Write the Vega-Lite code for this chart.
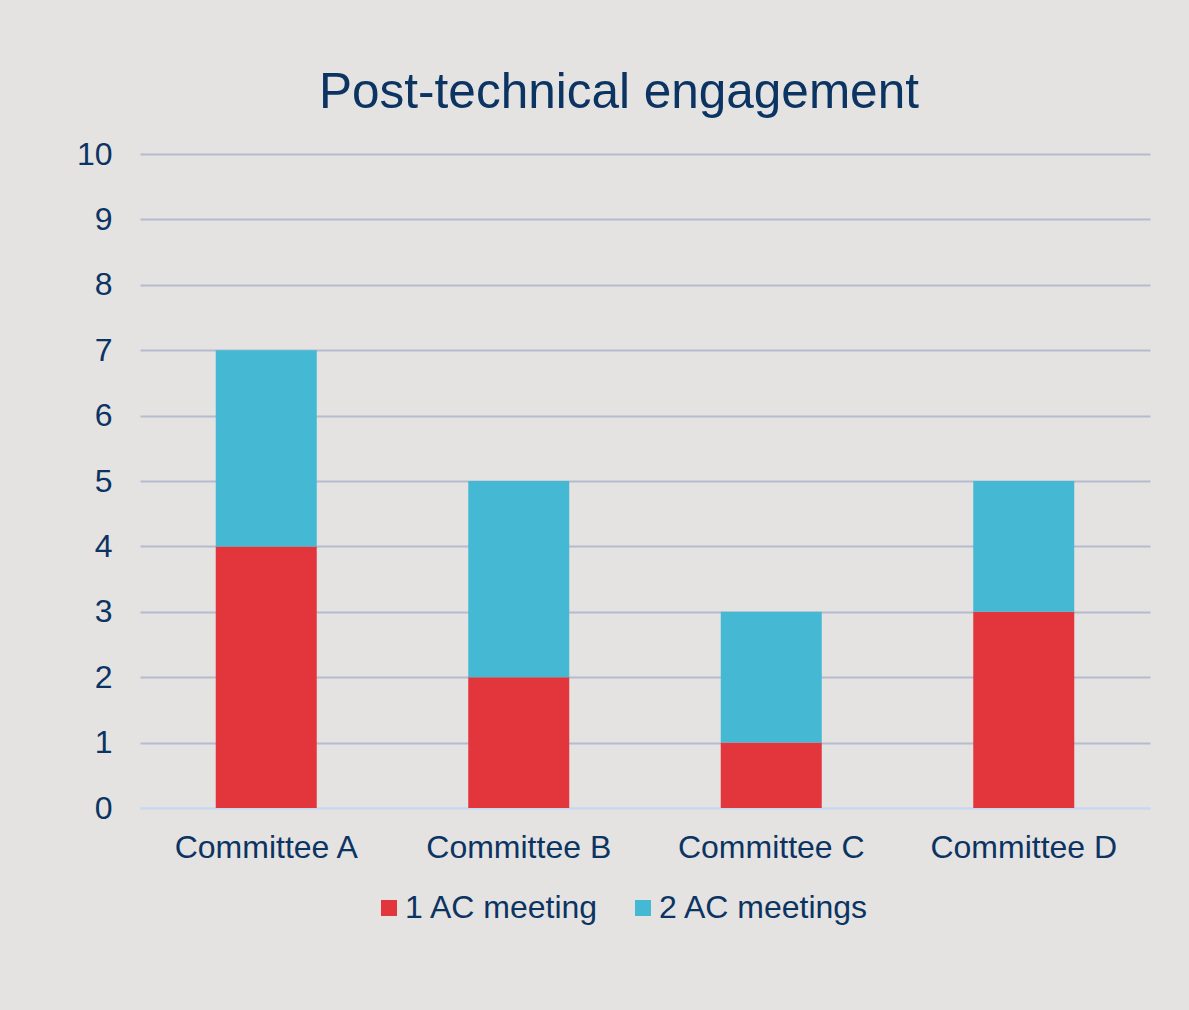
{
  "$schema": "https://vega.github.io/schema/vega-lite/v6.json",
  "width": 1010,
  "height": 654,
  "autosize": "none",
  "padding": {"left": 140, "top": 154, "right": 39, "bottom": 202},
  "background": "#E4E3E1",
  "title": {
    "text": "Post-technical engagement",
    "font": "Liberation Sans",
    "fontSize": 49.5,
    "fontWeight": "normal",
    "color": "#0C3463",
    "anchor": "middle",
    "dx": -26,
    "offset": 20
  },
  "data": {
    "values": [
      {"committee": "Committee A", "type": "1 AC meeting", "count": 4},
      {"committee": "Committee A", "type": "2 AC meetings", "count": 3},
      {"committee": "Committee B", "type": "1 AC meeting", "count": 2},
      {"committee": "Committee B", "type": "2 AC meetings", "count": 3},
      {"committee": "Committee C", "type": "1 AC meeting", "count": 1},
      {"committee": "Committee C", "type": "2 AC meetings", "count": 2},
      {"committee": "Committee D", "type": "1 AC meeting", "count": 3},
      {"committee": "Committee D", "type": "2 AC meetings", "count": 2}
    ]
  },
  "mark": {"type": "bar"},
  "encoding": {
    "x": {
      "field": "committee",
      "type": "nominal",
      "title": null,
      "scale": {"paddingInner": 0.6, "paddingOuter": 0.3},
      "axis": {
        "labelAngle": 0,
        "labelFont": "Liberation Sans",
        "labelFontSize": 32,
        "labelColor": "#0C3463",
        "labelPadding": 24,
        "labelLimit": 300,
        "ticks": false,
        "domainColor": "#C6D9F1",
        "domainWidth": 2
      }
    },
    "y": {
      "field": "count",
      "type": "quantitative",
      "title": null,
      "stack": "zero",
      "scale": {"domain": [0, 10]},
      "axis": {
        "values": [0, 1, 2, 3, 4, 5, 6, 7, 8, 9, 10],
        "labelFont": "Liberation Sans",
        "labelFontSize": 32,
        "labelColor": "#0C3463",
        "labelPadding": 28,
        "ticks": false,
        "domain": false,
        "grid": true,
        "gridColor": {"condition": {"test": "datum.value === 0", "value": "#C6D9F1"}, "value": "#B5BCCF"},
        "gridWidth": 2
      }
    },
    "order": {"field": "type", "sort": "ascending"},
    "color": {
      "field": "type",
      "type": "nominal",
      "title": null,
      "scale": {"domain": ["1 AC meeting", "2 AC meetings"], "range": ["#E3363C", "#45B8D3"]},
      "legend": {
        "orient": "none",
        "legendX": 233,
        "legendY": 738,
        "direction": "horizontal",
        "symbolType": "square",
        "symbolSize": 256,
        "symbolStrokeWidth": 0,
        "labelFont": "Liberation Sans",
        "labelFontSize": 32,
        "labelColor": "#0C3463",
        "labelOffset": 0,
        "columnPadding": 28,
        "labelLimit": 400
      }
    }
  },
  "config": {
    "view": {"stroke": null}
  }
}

+++++

# [Your objective]
Print the complete listing exactly as it stands, without its pictures.

# [Full output]
Write the Vega-Lite code for this chart.
{
  "$schema": "https://vega.github.io/schema/vega-lite/v6.json",
  "width": 1010,
  "height": 654,
  "autosize": "none",
  "padding": {"left": 140, "top": 154, "right": 39, "bottom": 202},
  "background": "#E4E3E1",
  "title": {
    "text": "Post-technical engagement",
    "font": "Liberation Sans",
    "fontSize": 49.5,
    "fontWeight": "normal",
    "color": "#0C3463",
    "anchor": "middle",
    "dx": -26,
    "offset": 20
  },
  "data": {
    "values": [
      {"committee": "Committee A", "type": "1 AC meeting", "count": 4},
      {"committee": "Committee A", "type": "2 AC meetings", "count": 3},
      {"committee": "Committee B", "type": "1 AC meeting", "count": 2},
      {"committee": "Committee B", "type": "2 AC meetings", "count": 3},
      {"committee": "Committee C", "type": "1 AC meeting", "count": 1},
      {"committee": "Committee C", "type": "2 AC meetings", "count": 2},
      {"committee": "Committee D", "type": "1 AC meeting", "count": 3},
      {"committee": "Committee D", "type": "2 AC meetings", "count": 2}
    ]
  },
  "mark": {"type": "bar"},
  "encoding": {
    "x": {
      "field": "committee",
      "type": "nominal",
      "title": null,
      "scale": {"paddingInner": 0.6, "paddingOuter": 0.3},
      "axis": {
        "labelAngle": 0,
        "labelFont": "Liberation Sans",
        "labelFontSize": 32,
        "labelColor": "#0C3463",
        "labelPadding": 24,
        "labelLimit": 300,
        "ticks": false,
        "domainColor": "#C6D9F1",
        "domainWidth": 2
      }
    },
    "y": {
      "field": "count",
      "type": "quantitative",
      "title": null,
      "stack": "zero",
      "scale": {"domain": [0, 10]},
      "axis": {
        "values": [0, 1, 2, 3, 4, 5, 6, 7, 8, 9, 10],
        "labelFont": "Liberation Sans",
        "labelFontSize": 32,
        "labelColor": "#0C3463",
        "labelPadding": 28,
        "ticks": false,
        "domain": false,
        "grid": true,
        "gridColor": {"condition": {"test": "datum.value === 0", "value": "#C6D9F1"}, "value": "#B5BCCF"},
        "gridWidth": 2
      }
    },
    "order": {"field": "type", "sort": "ascending"},
    "color": {
      "field": "type",
      "type": "nominal",
      "title": null,
      "scale": {"domain": ["1 AC meeting", "2 AC meetings"], "range": ["#E3363C", "#45B8D3"]},
      "legend": {
        "orient": "none",
        "legendX": 233,
        "legendY": 738,
        "direction": "horizontal",
        "symbolType": "square",
        "symbolSize": 256,
        "symbolStrokeWidth": 0,
        "labelFont": "Liberation Sans",
        "labelFontSize": 32,
        "labelColor": "#0C3463",
        "labelOffset": 0,
        "columnPadding": 28,
        "labelLimit": 400
      }
    }
  },
  "config": {
    "view": {"stroke": null}
  }
}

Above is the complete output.